Other educators also raised questions. Most prominent among them was William Heard Kilpatrick, a disciple of John Dewey, who dismissed Montessori’s methods as too formal and restrictive, failing to spark children’s imaginations sufficiently. By the 1920s, interest in Montessori had waned in the United States.
A Montessori revival began in the late 1950s, led by Nancy Rambusch, a mother frustrated by the lack of choices for her children’s education. After going to Europe for Montessori training, she started a school in Greenwich, Connecticut. Others followed. Today, there are some 5,000 Montessori schools in the United States, some affiliated with AMI, others with the American Montessori Society, founded by Rambusch. Some schools using Montessori methods are not certified at all, and some that claim to use them do anything but. The little research that exists on the benefits of the method indicates that Montessori students do well in the long term, but more research is needed. “We have to verify that we’re in tune with brain development, and that our kids are prepared at all levels,” says Jonathan Wolff, a Montessori teacher and consultant in Encinitas, California.
Lilian Katz, professor emerita of early childhood education at the University of Illinois, says the criticisms of Montessori’s methods—obsession with the “correct” use of blocks and beads, the lack of emphasis on fantasy and creativity— are valid but don’t compromise the value of the program. “It’s pretty solid,” says Katz. “The strategies the teachers use are very clear. Children seem to respond well.”
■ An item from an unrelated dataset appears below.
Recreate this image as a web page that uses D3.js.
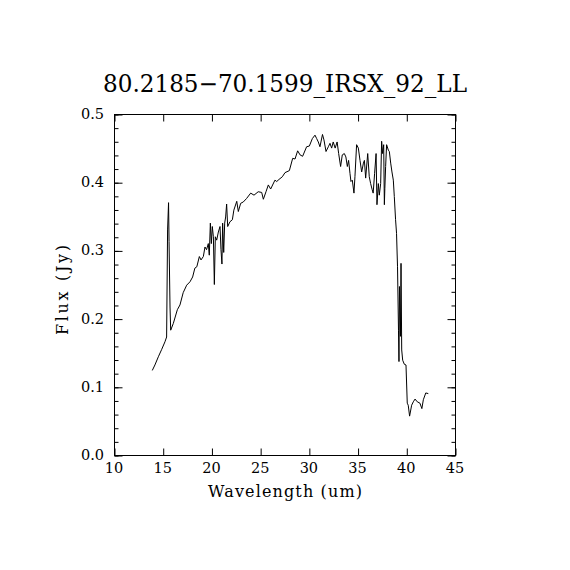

With pinched budgets, little time for recess or music, and increased emphasis on standardized tests, these are tough times in education. But Maria Montessori’s legacy has never been more valued, even as it adapts to meet the needs of a new century. For some teachers, says Paul Epstein, head of the Chiaravalle Montessori School in Evanston, Illinois, “the materials have become the method. But you can do Montessori with a bucket of sticks and stones or any set of objects if you know the principles of learning.” Epstein’s middle school students don’t play with blocks. Instead, they’re doing something Maria never imagined, but doubtless would like. Last year, they ran the school’s snack bar, a hands-on task designed to help them with skills they will need as adults: common sense and time management. Says Epstein with a smile: “They’re learning to be entrepreneurs.”